The robbery occurred at 2:30 o’clock the afternoon of August 8 at the crowded entrance of the Bon Marche on Union Street, just west of Second Avenue. As James M. Telfer and J.H. Whelan, employees, came out of the store with the $14,000 cash and $8,000 checks in satchels, three men jumped out of a slowly moving automobile, snatched the satchels, fired two shots and jumped back into their car, in which were two other men.
Patrolmen J.M. Kokesh and George Cowan happened by as the crowd gathered and chased the bandit car to the waterfront, where the bandits got out. Neal was captured on the scene.
Ross C. Watson, former city detective, who is awaiting trial on the $42,000 Nanaimo bank robbery charge, was charged with complicity in the Bon Marche robbery but this charge was dismissed before he was extradited to Canada.
John Callahan, arrested near Mount Vernon last spring, pleaded guilty March 20 and received a sentence of from twenty to fifty years in prison.
Confession Solved Hold Up
The Bon Marche hold up was solved principally through the confession of Norris W. Lockwood, a porter in the store, that he had aided the bandits and had helped them plan the robbery in Fasick’s soft drink place. Lockwood was released July 1 on a suspended five to fifteen year sentence, but is available to testify against Neal, Mr. Colvin says.
Neals Seen During Hold Up
Two women who were chatting on the street corner just before the robbery also gave material evidence for the state. One of them knew Neal and said she saw Neal, his wife and the other defendants loitering about the store entrance and fiving various signals to each other just before the robbery. This witness is the mother of Frank Stevens, alias Steve Montrose, also a fugitive in connection with the Louis Barei hijack murders at Coalfield, for which two former policemen and two other men were sentenced to life terms.
The Seattle Daily Times
Thursday, October 29, 1925
Page 3, Column 4
Brother of Mrs. Neal Tracked Fugitive Couple to Hiding Place in Minneapolis
“I’ll find Joe Neal, mother, if it’s the last thing I do.”
So declared Guy Whitcomb, brother of May Neal now with her husband in the county jail, when he left Seattle June 25.
“Cut a little, but I’ve put Joe Neal where he belongs.”
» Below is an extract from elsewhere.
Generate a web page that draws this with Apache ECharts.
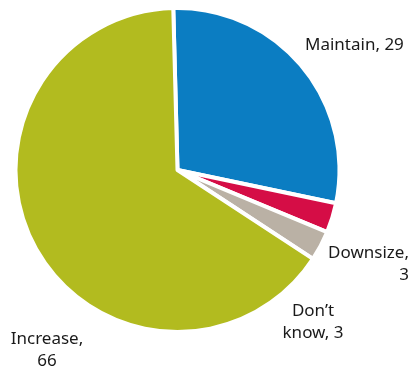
<!DOCTYPE html>
<html>
<head>
<meta charset="utf-8">
<script src="https://cdn.jsdelivr.net/npm/echarts@6/dist/echarts.min.js"></script>
<style>
  html, body { margin: 0; padding: 0; background: #fff; }
  #chart { width: 414px; height: 369px; }
</style>
</head>
<body>
<div id="chart"></div>
<script>
// Survey responses: planned change in headcount
const categories = ['Maintain', 'Downsize', 'Don’t know', 'Increase'];
const values = [29, 3, 3, 66];

const colors = ['#0b7dc2', '#d50d46', '#bab1a5', '#b2bb1f'];

// where each label sits on the canvas, and how its text wraps
const labelSpots = {
  'Maintain':   { x: 305, y: 45,  align: 'left' },
  'Downsize':   { x: 409, y: 264, align: 'right' },
  'Don’t know': { x: 313, y: 322, align: 'center' },
  'Increase':   { x: 47,  y: 350, align: 'center' }
};

function labelText(p) {
  if (p.name === 'Maintain') return p.name + ', ' + p.value;
  if (p.name === 'Don’t know') return 'Don’t\nknow, ' + p.value;
  return p.name + ',\n' + p.value;
}

const chart = echarts.init(document.getElementById('chart'));
chart.setOption({
  animation: false,
  series: [{
    type: 'pie',
    center: [177.5, 170],
    radius: [0, 162],
    startAngle: 91.5,
    clockwise: true,
    avoidLabelOverlap: false,
    data: categories.map((name, i) => ({
      name, value: values[i], itemStyle: { color: colors[i] }
    })),
    itemStyle: { borderColor: '#fff', borderWidth: 4 },
    emphasis: { disabled: true },
    label: {
      show: true,
      position: 'outside',
      formatter: labelText,
      fontFamily: 'Noto Sans',
      fontSize: 17,
      lineHeight: 22,
      color: '#1a1a1a',
      overflow: 'none',
      width: 200
    },
    labelLine: { show: false },
    labelLayout: function (params) {
      const s = labelSpots[categories[params.dataIndex]];
      return { x: s.x, y: s.y, align: s.align, verticalAlign: 'middle', hideOverlap: false, moveOverlap: false };
    }
  }]
});
</script>
</body>
</html>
This laconic telegram, received by Mrs. Lilla Boatz, 2910 Fourth Avenue West, his and the girl’s mother, completes the story of the capture of the two Bon Marche robbery suspects brought back to Seattle yesterday from Minneapolis, where they had fled while under heavy bond awaiting trial here.
Today this mother sees her daughter for the first time since the girl fled from Seattle last June with the man who, the mother says, “has dragged my daughter down with him to ruin.” The details of the capture, effected by May’s brother bent on revenge against Joe Neal, were revealed today by Mrs. Boatz.
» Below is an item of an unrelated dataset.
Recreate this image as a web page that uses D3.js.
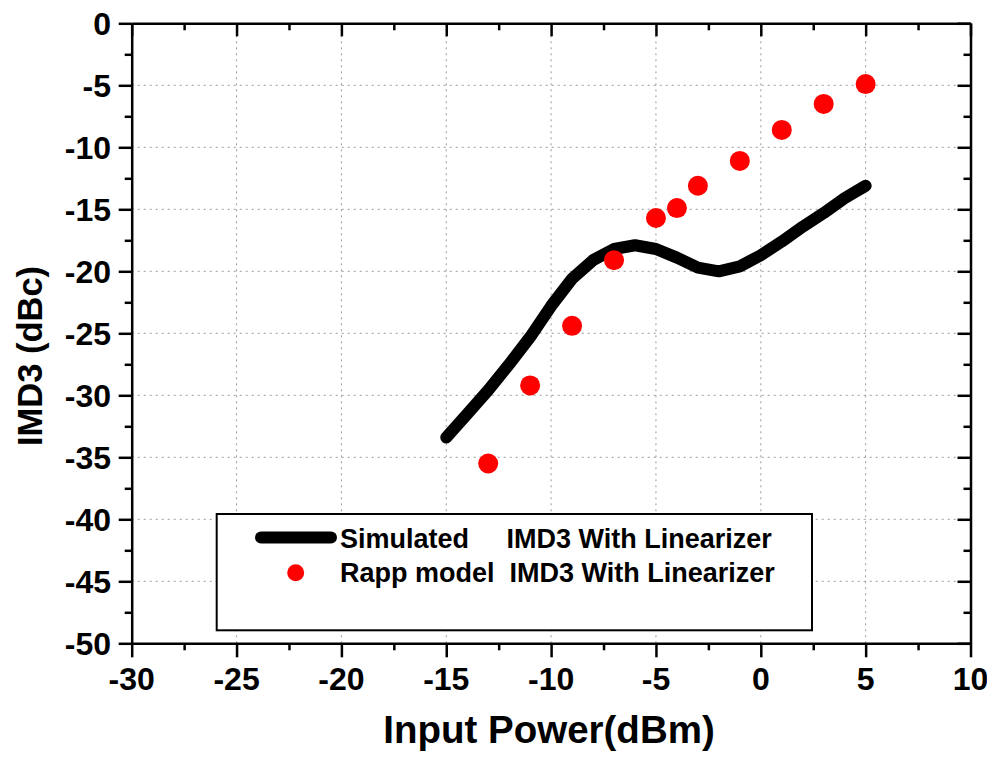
<!DOCTYPE html>
<html>
<head>
<meta charset="utf-8">
<script src="https://cdn.jsdelivr.net/npm/d3@7"></script>
<style>
  body { margin: 0; background: #fff; }
  text { font-family: "Liberation Sans", Arial, sans-serif; font-weight: bold; fill: #000; }
</style>
</head>
<body>
<svg id="chart" width="987" height="761"></svg>
<script>
// simulated IMD3 with linearizer (black line)
const simX = [-15, -14, -13, -12, -11, -10, -9, -8, -7, -6, -5, -4, -3, -2, -1, 0, 1, 2, 3, 4, 5];
const simY = [-33.4, -31.5, -29.6, -27.5, -25.3, -22.8, -20.6, -19.1, -18.2, -17.9, -18.2, -18.9, -19.7, -20.0, -19.6, -18.7, -17.6, -16.4, -15.3, -14.1, -13.1];

// Rapp model IMD3 with linearizer (red dots)
const rappX = [-13, -11, -9, -7, -5, -4, -3, -1, 1, 3, 5];
const rappY = [-35.5, -29.2, -24.4, -19.1, -15.7, -14.9, -13.1, -11.1, -8.6, -6.5, -4.9];

const xTicks = [-30, -25, -20, -15, -10, -5, 0, 5, 10];
const yTicks = [0, -5, -10, -15, -20, -25, -30, -35, -40, -45, -50];
const legendLabels = ['Simulated     IMD3 With Linearizer', 'Rapp model  IMD3 With Linearizer'];

const svg = d3.select('#chart');
const margin = {left: 131.7, right: 987 - 970.5, top: 23.3, bottom: 761 - 643.3};
const x = d3.scaleLinear().domain([-30, 10]).range([margin.left, 987 - margin.right]);
const y = d3.scaleLinear().domain([-50, 0]).range([761 - margin.bottom, margin.top]);
const [x0, x1] = x.range();
const [y0, y1] = y.range();

// dotted grid at major ticks
const grid = svg.append('g')
  .attr('stroke', '#9a9a9a')
  .attr('stroke-width', 1)
  .attr('stroke-dasharray', '2,4');
grid.selectAll('.gx').data(xTicks.slice(1, -1)).enter().append('line')
  .attr('x1', d => x(d)).attr('x2', d => x(d))
  .attr('y1', y0).attr('y2', y1);
grid.selectAll('.gy').data(yTicks.slice(1, -1)).enter().append('line')
  .attr('y1', d => y(d)).attr('y2', d => y(d))
  .attr('x1', x0).attr('x2', x1);

// axes: bottom/left with outward ticks, top/right mirrored inward
const minorX = d3.range(-30, 10.01, 2.5);
const minorY = d3.range(-50, 0.01, 2.5);
function styleAxis(g) {
  g.selectAll('path.domain').attr('stroke-width', 2.5);
  g.selectAll('.tick line').attr('stroke-width', 2.5);
}

const axBottom = svg.append('g').attr('transform', `translate(0,${y0})`)
  .call(d3.axisBottom(x).tickValues(minorX).tickSize(7).tickFormat('').tickSizeOuter(0));
axBottom.selectAll('.tick line').attr('y2', d => (d % 5 === 0 ? 14 : 7));
styleAxis(axBottom);
axBottom.selectAll('.lab').data(xTicks).enter().append('text')
  .attr('x', d => x(d)).attr('y', 690.5 - y0)
  .attr('text-anchor', 'middle').attr('font-size', 32)
  .text(d => d);

const axLeft = svg.append('g').attr('transform', `translate(${x0},0)`)
  .call(d3.axisLeft(y).tickValues(minorY).tickSize(7).tickFormat('').tickSizeOuter(0));
axLeft.selectAll('.tick line').attr('x2', d => (d % 5 === 0 ? -13 : -7));
styleAxis(axLeft);
axLeft.selectAll('.lab').data(yTicks).enter().append('text')
  .attr('x', 111 - x0).attr('y', d => y(d) + 11.5)
  .attr('text-anchor', 'end').attr('font-size', 32)
  .text(d => d);

const axTop = svg.append('g').attr('transform', `translate(0,${y1})`)
  .call(d3.axisTop(x).tickValues(minorX).tickSize(-7).tickFormat('').tickSizeOuter(0));
axTop.selectAll('.tick line').attr('y2', d => (d % 5 === 0 ? 13 : 7));
styleAxis(axTop);

const axRight = svg.append('g').attr('transform', `translate(${x1},0)`)
  .call(d3.axisRight(y).tickValues(minorY).tickSize(-7).tickFormat('').tickSizeOuter(0));
axRight.selectAll('.tick line').attr('x2', d => (d % 5 === 0 ? -13 : -7));
styleAxis(axRight);

// axis titles
svg.append('text')
  .attr('x', 549).attr('y', 743)
  .attr('text-anchor', 'middle').attr('font-size', 38.5)
  .text('Input Power(dBm)');
svg.append('text')
  .attr('transform', 'translate(42,356) rotate(-90)')
  .attr('text-anchor', 'middle').attr('font-size', 34.5)
  .text('IMD3 (dBc)');

// simulated line
const simData = simX.map((v, i) => ({x: v, y: simY[i]}));
svg.append('path')
  .datum(simData)
  .attr('fill', 'none')
  .attr('stroke', '#000')
  .attr('stroke-width', 12)
  .attr('stroke-linejoin', 'round')
  .attr('stroke-linecap', 'round')
  .attr('d', d3.line().x(d => x(d.x)).y(d => y(d.y)));

// rapp points
const rappData = rappX.map((v, i) => ({x: v, y: rappY[i]}));
svg.selectAll('.rapp').data(rappData).enter().append('circle')
  .attr('class', 'rapp')
  .attr('cx', d => x(d.x)).attr('cy', d => y(d.y))
  .attr('r', 10)
  .attr('fill', '#ff0000');

// legend
const legend = svg.append('g');
legend.append('rect')
  .attr('x', 216.7).attr('y', 514)
  .attr('width', 812 - 216.7).attr('height', 630.3 - 514)
  .attr('fill', '#fff').attr('stroke', '#000').attr('stroke-width', 2);
legend.append('line')
  .attr('x1', 261).attr('x2', 331).attr('y1', 537.5).attr('y2', 537.5)
  .attr('stroke', '#000').attr('stroke-width', 12).attr('stroke-linecap', 'round');
legend.append('circle')
  .attr('cx', 295.7).attr('cy', 572.7).attr('r', 8.5).attr('fill', '#ff0000');
legend.selectAll('.ltxt').data(legendLabels).enter().append('text')
  .attr('x', 340).attr('y', (d, i) => 548 + i * 34)
  .attr('font-size', 27)
  .attr('xml:space', 'preserve')
  .style('white-space', 'pre')
  .text(d => d);
</script>
</body>
</html>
“I knew definitely the day before they left that they planned to leave,” said Mrs. Boatz in her Queen Anne Hill home. “I urged her not to jump bond and called up Prosecutor Colvin and warned him. But they left the next day before they could be stopped.
Then came the search by Guy, May’s brother, working alone. He went east to Minneapolis where the fugitives were believed to have fled. Then he worked in the fields of North Dakota, later returning to Minneapolis. How he found the Neals there, Mrs. Boatz does not known, but a knife battle with Joe Neal in the Neals’ apartment revealed the fugitives to the authorities.
Mrs. Boatz talked with her daughter in the King County Jail this afternoon. She refused, however, to see or talk to her son-in-law.
The Seattle Daily Times
Sunday Morning, November 22, 1925
Page 10, Column 5
$15,000 Bond of Neals Is Ordered Forfeited
Forfeiture of $15,000 bail bond for Joe and May Neal, who fled from this state to Minneapolis while charged with robbery, has been ordered by the State Supreme Court, it was learned yesterday by Prosecutor Ewing D. Colvin. The case was carried to the high court by Sidney Brunn and E.S. Turner, bail bond agents.
Neal pleaded guilty last week to the charge of participating in the Bon Marche robbery and was sentenced to twenty to thirty years at Walla Walla State Penitentiary. Mrs. Neal was acquitted on the same charge.
When Mrs. Neal fled from Seattle she deserted her two small children by a former marriage. Since that time the children have been given to the custody of her former husband.